Entourée de femmes dans ses clips, Shay l’est beaucoup moins en studio. Alors on peut lui reprocher les zéro collaborations féminines pour ses trois albums. Un Purple ou feminism washing, c’est à dire un militantisme et un engagement de façade, semble être présent. Dans cet album, on n'y échappe pas, dès l’introduction on entend un pic contre Vitaa. Ce sont aussi les collaborations avec Niska qui dérangent et cet album ne déroge pas à la règle. Rappelons que le rappeur Niska est l’auteur de violences conjugales sur la chanteuse Aya Nakamura. Faire entendre la voix d’un homme violent et ne pas avoir de considération pour la victime : cette démarche peut être grandement remise en question à l’aune du #Metoo. “Je pensais pas que ça pourrait m’arriver à moi”, c’est en décembre 2020, qu’Aya Nakamura confirme les violences conjugales qu’elle a subit. Invitée par Léa Salamé pour son podcast “Femmes puissantes”, sur France Inter, elle a notamment expliqué qu’elle regrettait de ne pas avoir porté plainte. Les violences sont dites et pourtant balayées d’une collaboration par Shay qui se dit pourtant “féministe”. Le voile sur ce féminisme washing est tombé.

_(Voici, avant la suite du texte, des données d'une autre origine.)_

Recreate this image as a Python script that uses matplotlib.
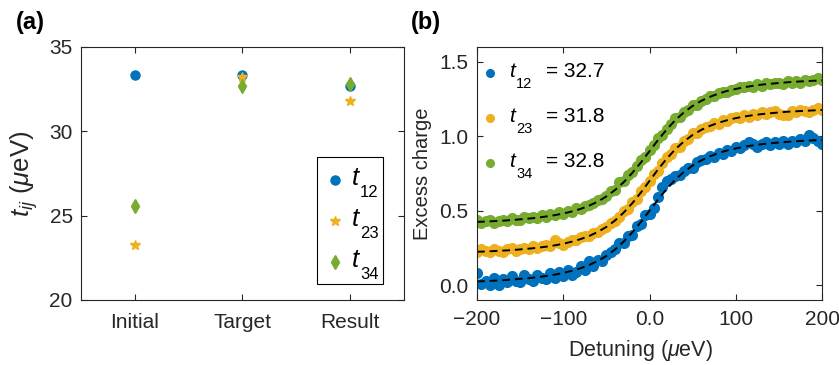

TROQUER LA SORORITÉ CONTRE L'ÉGO : UNE RÈGLE D'OR ESSENTIELLE DU RAP ?
Shay troque la sororité contre l’égo, c’est une évidence. Mais Shay crée la surprise dans une industrie du rap francophone où les femmes ne seraient bonnes qu’à chanter le refrain. Cependant, la rappeuse belge change ce rapport de domination auquel on s’est habitué dans le rap : les hommes qui rabaissent les femmes. Dans le premier titre Partie hier de son nouvel album, elle emploi une rhétorique inaudible par le passé, les hommes sont des catins : “Jolie go dans la caisse, j'fais galérer les mecs. En vrai, c'est des catins, y'a qu'l'argent dans ma tête”.

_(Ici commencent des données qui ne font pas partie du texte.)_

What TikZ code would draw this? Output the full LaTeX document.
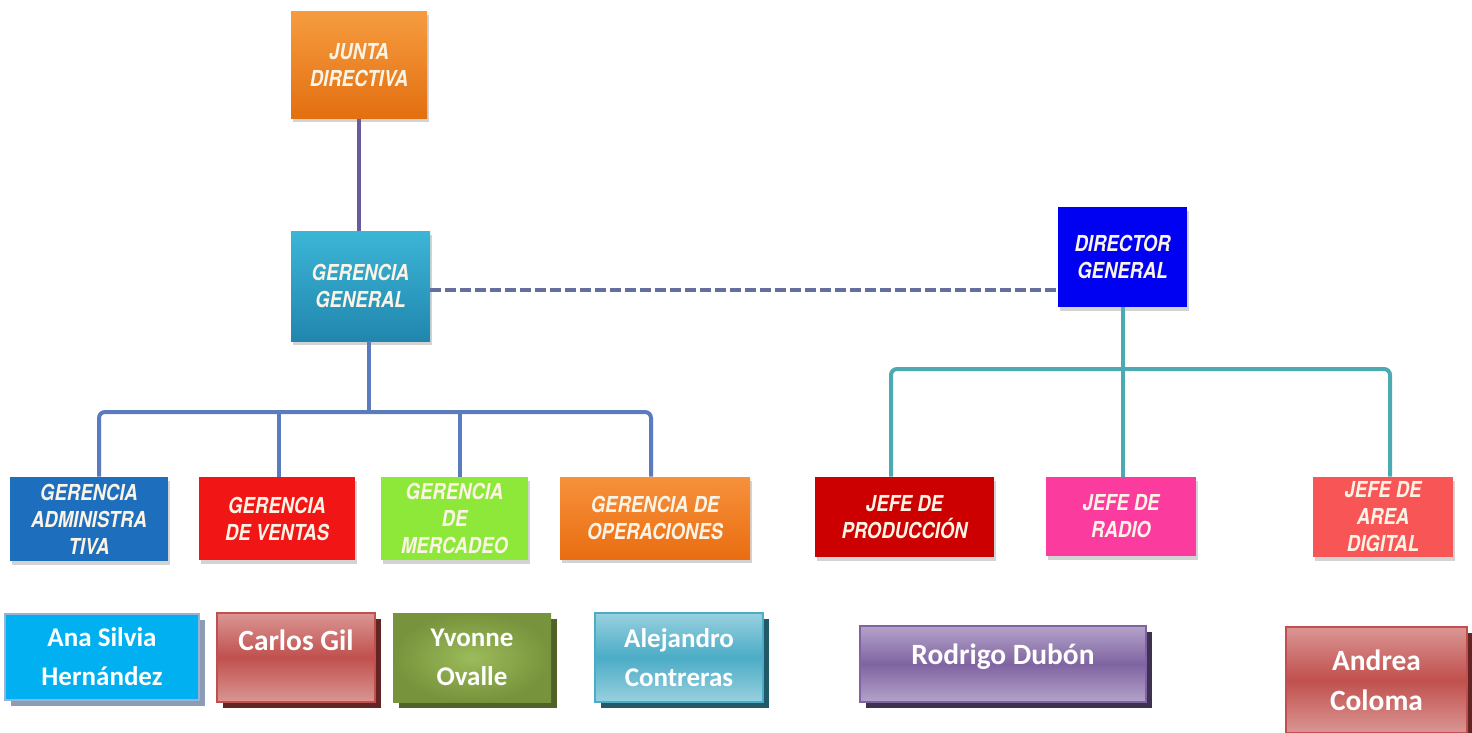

L'INDÉPENDANCE : NOUVELLE RHÉTORIQUE POUR UN RAP PUISSANT AU FÉMININ
Amour, sexe et voiture, les règles d’or de l’égo trip. Shay les reprend au féminin et ça fait du bien. L’imaginer au volant d’une Ferrari et les images collectives changent. Les représentations sont tellement importantes dans un monde où le féminin est invisible. Pas besoin d’être conduite par les mecs, on peut le faire toute seule. L’indépendance, Shay la revendique et se bat pour la conserver, surtout économiquement. Le dernier album est même produit par son propre label Jolie Garce Records, dirigé par une femme : sa maman. Changer la rhétorique et entendre la voix d’une femme puissante ça permet d’investir le lieu du rap avant considéré comme trop violent pour les femmes. Être une femme et faire de l’égo-trip, c’est tellement rare que ça en devient puissant pour celles qui y arrivent et qui sont respectées pour le faire. Être respectée : un impératif. Être insolente : l’arme pour briser le plafond de verre.

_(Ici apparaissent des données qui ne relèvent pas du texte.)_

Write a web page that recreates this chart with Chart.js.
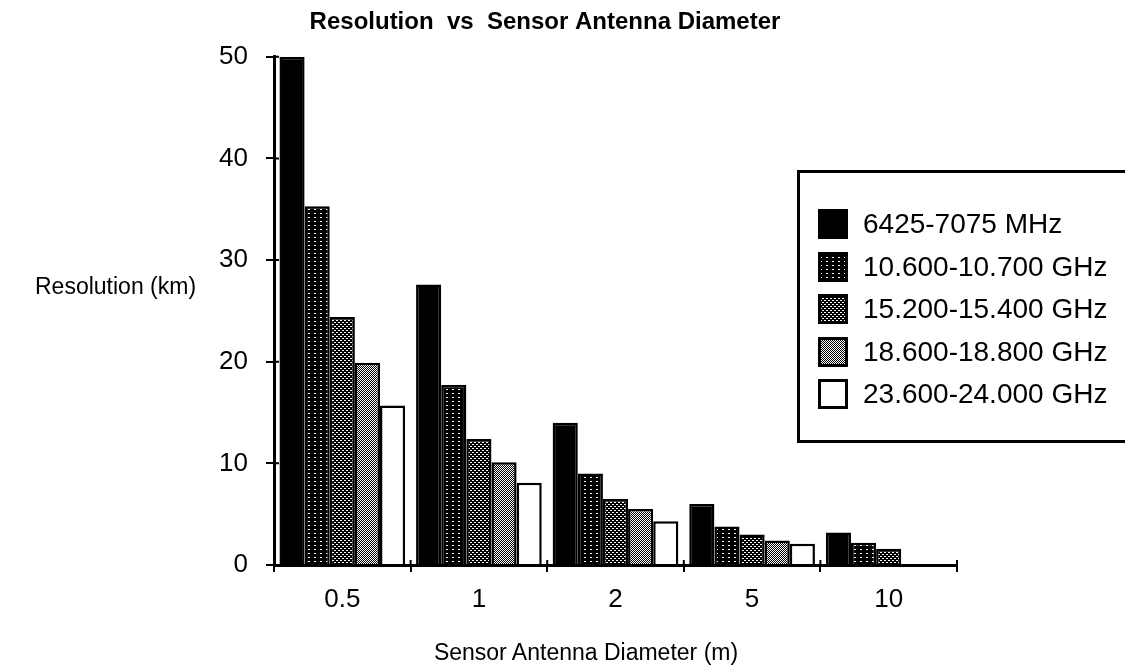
<!DOCTYPE html>
<html lang="en">
<head>
<meta charset="UTF-8" />
<title>Resolution vs Sensor Antenna Diameter</title>
<script src="https://cdn.jsdelivr.net/npm/chart.js"></script>
<style>
  body { margin: 0; background: #fff; font-family: 'Liberation Sans', Arial, sans-serif; color: #000; }
  #wrap { position: relative; width: 1125px; height: 669px; overflow: hidden; }
  #chart { position: absolute; left: 0; top: 0; }
  .lbl { position: absolute; white-space: nowrap; line-height: 28px; }
  #ytitle { left: 35px; top: 272px; font-size: 23px; }
  #xtitle { left: 386px; width: 400px; top: 638px; font-size: 23px; text-align: center; }
  #legend { position: absolute; left: 797px; top: 170px; width: 340px; height: 267px; border: 3px solid #000; background: #fff; }
  #legend .row { display: flex; align-items: center; height: 42.5px; padding-left: 18px; font-size: 28px; }
  #legend canvas { margin-right: 15px; }
</style>
</head>
<body>
<div id="wrap">
  <canvas id="chart" width="1125" height="669"></canvas>
  <div class="lbl" id="ytitle">Resolution (km)</div>
  <div class="lbl" id="xtitle">Sensor Antenna Diameter (m)</div>
  <div id="legend"><div style="height:30px"></div></div>
</div>
<script>
  // data
  const diameters = ['0.5', '1', '2', '5', '10'];
  const bands = ['6425-7075 MHz', '10.600-10.700 GHz', '15.200-15.400 GHz', '18.600-18.800 GHz', '23.600-24.000 GHz'];
  const res6GHz = [50, 27.6, 14.0, 6.0, 3.2];
  const res10GHz = [35.3, 17.7, 9.0, 3.8, 2.2];
  const res15GHz = [24.4, 12.4, 6.5, 3.0, 1.6];
  const res18GHz = [19.9, 10.1, 5.5, 2.4, null];
  const res23GHz = [15.7, 8.1, 4.3, 2.1, null];
  const yTicks = [0, 10, 20, 30, 40, 50];

  const font = "'Liberation Sans', Arial, sans-serif";

  // black tiles with white dots, like the old screen tones
  function tone(w, h, dots) {
    const c = document.createElement('canvas');
    c.width = w; c.height = h;
    const g = c.getContext('2d');
    g.fillStyle = '#000';
    g.fillRect(0, 0, w, h);
    g.fillStyle = '#fff';
    dots.forEach(d => g.fillRect(d[0], d[1], d[2], d[3]));
    return g.createPattern(c, 'repeat');
  }

  const fills = [
    '#000',
    tone(6, 4, [[2, 1, 2, 1]]),
    tone(4, 4, [[0, 0, 2, 1], [2, 2, 2, 1]]),
    tone(2, 2, [[0, 0, 1, 1], [1, 1, 1, 1]]),
    '#fff'
  ];
  const series = [res6GHz, res10GHz, res15GHz, res18GHz, res23GHz];

  // legend
  const legend = document.getElementById('legend');
  bands.forEach((name, i) => {
    const row = document.createElement('div');
    row.className = 'row';
    const sw = document.createElement('canvas');
    sw.width = 30; sw.height = 30;
    const g = sw.getContext('2d');
    g.fillStyle = fills[i];
    g.fillRect(0, 0, 30, 30);
    g.lineWidth = 3;
    g.strokeStyle = '#000';
    g.strokeRect(1.5, 1.5, 27, 27);
    row.appendChild(sw);
    row.appendChild(document.createTextNode(name));
    legend.appendChild(row);
  });

  // short tick stubs on the inner side of both axes
  const innerTicks = {
    id: 'innerTicks',
    afterDraw(chart) {
      const { ctx, chartArea, scales } = chart;
      ctx.save();
      ctx.strokeStyle = '#000';
      ctx.lineWidth = 2;
      ctx.beginPath();
      yTicks.forEach(v => {
        const y = scales.y.getPixelForValue(v);
        ctx.moveTo(chartArea.left, y);
        ctx.lineTo(chartArea.left + 5, y);
      });
      scales.x.ticks.forEach((t, i) => {
        const x = scales.x.getPixelForTick(i) - scales.x.getPixelForTick(0) + chartArea.left;
        ctx.moveTo(x, chartArea.bottom);
        ctx.lineTo(x, chartArea.bottom - 5);
      });
      ctx.moveTo(chartArea.right, chartArea.bottom);
      ctx.lineTo(chartArea.right, chartArea.bottom - 5);
      ctx.stroke();
      ctx.restore();
    }
  };

  new Chart(document.getElementById('chart'), {
    type: 'bar',
    data: {
      labels: diameters,
      datasets: series.map((vals, i) => ({
        label: bands[i],
        data: vals,
        backgroundColor: fills[i],
        borderColor: '#000',
        borderWidth: 2.5,
        categoryPercentage: 0.92,
        barPercentage: 1
      }))
    },
    options: {
      responsive: false,
      animation: false,
      layout: { padding: { left: 133, right: 168, top: 0, bottom: 0 } },
      plugins: {
        legend: { display: false },
        tooltip: { enabled: false },
        title: {
          display: true,
          text: 'Resolution  vs  Sensor Antenna Diameter',
          color: '#000',
          font: { family: font, size: 24, weight: 'bold' },
          padding: { top: 8, bottom: 20 }
        }
      },
      scales: {
        x: {
          afterFit: s => { s.height = 104; },
          grid: { drawOnChartArea: false, offset: true, color: '#000', tickLength: 7, lineWidth: 2 },
          border: { color: '#000', width: 3 },
          ticks: { color: '#000', font: { family: font, size: 26 }, padding: 12 }
        },
        y: {
          min: 0,
          max: 50,
          afterFit: s => { s.width = 141; },
          afterBuildTicks: s => { s.ticks = yTicks.map(v => ({ value: v })); },
          grid: { drawOnChartArea: false, color: '#000', tickLength: 8, lineWidth: 2 },
          border: { color: '#000', width: 3 },
          ticks: { color: '#000', font: { family: font, size: 26 }, padding: 18 }
        }
      }
    },
    plugins: [innerTicks]
  });
</script>
</body>
</html>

DÉSIR FÉMININ : UN DISCOURS PUISSANT MAIS CONTRADICTOIRE
Shay réussit à dominer les plus grands, renverser le rapport de domination. “J’aimerai qu’on soit plus, j’aimerai ouvrir plus de portes. En existant, c’est ce que je fais”. Shay est l’une des rares rappeuses dans le monde francophone à assumer d’être sexy et assumer d’avoir des propos qui dérangent dans le rap francophone. C’est pourtant essentiel puisque comme elle le rappelle pour Libération « le rap est écouté par autant de femmes que d’hommes, mais on refuse de voir des femmes sur le devant de la scène. Moi, en tant que rappeuse qui veut faire exister cette place, j’estime que mon rap est un acte féministe. En tant que femme, je demande juste de pouvoir être assise à la table ». Être assise à la table surtout quand il s’agit de parler de son corps, de son désir ou de sa sexualité. Parler de son désir en tant que femme, c’est presque jouissif. *
Faire entendre sa voix et son désir, Shay y arrive. Mais il faut revenir sur cette puissance que l’industrie du rap a du mal à concéder aux femmes et qui dérange hommes comme femmes. Shay est une étoile montante de ce rap, c’est incontestable. C’est impressionnant surtout dans un monde où les portes se ferment sur les femmes. Les critiques qui la visent viennent en bataille : son arrogance dérange les hommes tandis que son égo irrite les femmes. On peut se demander peut-être si troquer la sororité contre l’égo, c’est vraiment un essentiel de l’égo-trip ? Si des hommes peuvent le faire pourquoi elle ne pourrait pas ? En revanche, le paradoxe pointe le bout de son nez quand elle dit en interview qu’elle voudrait ouvrir plus de portes à d’autres femmes, ses zéro collaborations féminines continuent de nous chuchoter le contraire…
"FEMALE GAZE DU RAP" : QUAND LE DÉSIR LESBIEN VIENT TOUT REMETTRE EN QUESTION
Changer son rapport aux autres femmes n’est peut-être tout simplement pas compatible avec l’égo-trip. Pourtant, d’autres rappeuses partagent et ne sont pas moins puissantes. Lala&ce phénomène lyonnais de l’égo-trip. C’est le son Gargamel qui incarne le plus ses essais d’égo-trip. Des paroles détachées presque insolentes, la rendent énergique et
puissante. En plus de collaborer avec autant d’hommes que des femmes, elle fait du bien au rap en racontant un autre désir féminin : un désir lesbien. La rappeuse lyonnaise montre que donner de la force n’est pas une faiblesse pour l’orgueil, mais un courage et un puissant partage. Un “female gaze” qui fait du bien au rap. Etre une femme, métisse et lesbienne dans l’industrie du rap, ça n'a pas du être simple non plus. Pourtant elle s’est battue pour trouver sa place. Son égo trip à elle ? Des femmes qui sexualisent d’autres femmes, on ne l’entend pas beaucoup ça et surtout dans le rap. À la place, ce sont les hommes qui parlent du corps des femmes partout tout le temps. Lala&ce y remédie. Dans ses sons, on entend son désir pour d’autres femmes.